Jeffrey Gibson, who represents the United States in the 60th Venice Biennale, welcomes Osman Can Yerebakan into his studio to explore the beaded intricacies of territorial heritage.
There are two repurposed punching bags in Jeffrey Gibson’s solo exhibition, Ancestral Superbloom, at New York’s Sikkema & Jenkins gallery—they are, however, far from being tired and beaten. Instead, the vertical bodies are rejuvenated and rejoiced with the artist’s typical treatment of surfaces: dressed in materials associated with craft, such as felt, beads and fringes, they thrive in their flamboyant second-coming. Against their original nature, the bags are fearless, shielded by their new skins, refusing victimisation. Titled If You Are Looking You Will Find it and Don’t Give Up (both 2023), they contain the unabashed pop optimism and flamboyant reverie that Gibson always injects into his intricately social practice of painting, textile, sculpture and performance.
Spreading a contagious reverie through their bead-encrusted surfaces, which often incorporate their anthem-like titles, the upstate New York-based artist’s works absorb viewers into a particular universe built with geometric colour potpourris and radiant proportions. An ode to the land—both as soil of chemical mysteries and as territorial heritage—connects his visually trippy language to histories that are written, uttered, lied about, or resurfaced, as well as to the present.
Gibson was born in Colorado as a member of the Mississippi Band of Choctaw Indians with Cherokee heritage, and he filters inherited art and craft methods from his lineage through his own experiences of contemporary queerness, driven by fluctuating politics, social media and natural decline. In I’m Open To Persuasion (2023), the flirty message is inscribed with a typeface close to illegible geometry, blending into the surrounding acrylic washes of colourful arrows; glass beads arranged in meditative harmonies frame a static radiance. Your Love Will Bring Me Home is even more emblematic, submerged into black and neon-hued kaleidoscopic shapes. Like a whispered courting invitation, the text evanesces a nocturnal rhythm.
While Gibson’s chunky motifs remain tightly solid, the stories they tell allude to malleability: myths, rituals, bonds, love and struggles seep into rigid patterns. Both anarchically collective and mischievously personal, the abstractions painted in oozy acrylic or sewn in sheeny beads evoke Indigenous reverie. From techniques of art-making to processes of healing, Gibson assumes native understandings of being. Take Me Where I Need To Be (2023) is an earthly yearning for a return to a free land and a desire for isolated intimacy. Bleeding into a vast topography of blossoming geometries, the titular text is available for the sharp eye that can listen to Gibson’s gestures.

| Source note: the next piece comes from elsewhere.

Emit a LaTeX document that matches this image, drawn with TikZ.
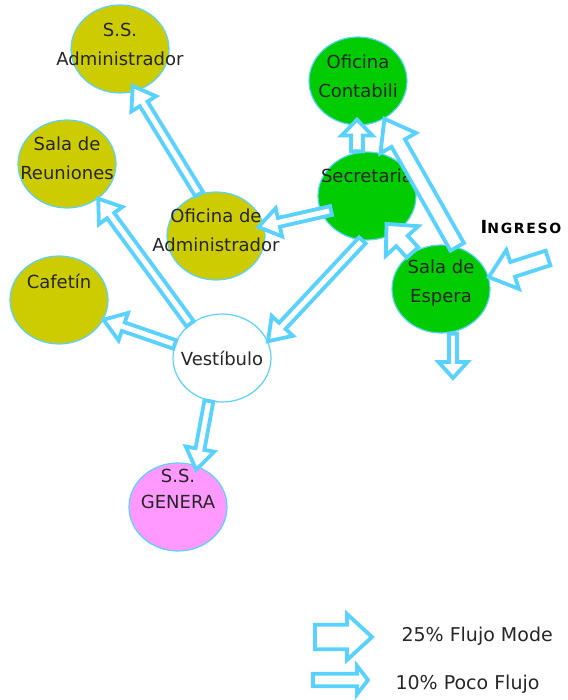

On the queer end, the paintings are both protest and disco. They operate as banners of resilience and garments of fierceness. This Fire Down in My Soul (2023) has a fiery composition, with lime green and yellow triangles poking at scorching reds and oranges. In between their touches reads the title’s slogan, its letters slimmed down to colour blocks and lines. Like a secret cruising hint or an enduring native tongue, the message penetrates the willing beholder.
Slogans, chantings, bangers and proverbs, words activate Gibson’s garden of ancestral superbloom. Sounds chime and colours flourish on the surface; soft fabrics cushion traumas and protect joys; the more abstract a lyric becomes, the louder its slogan echoes. “Don’t Give Up” is embroidered in a sanguine red over a black-and-white pattern across the punching bag. The overlap of the beaded message and the geometric compositions creates a hypnotic contrast, almost challenging the feasibility of the text’s uplifting message. A belief in resilience, however, is firmly sewn into Gibson’s undertaking, at times sparkling and persistently determined.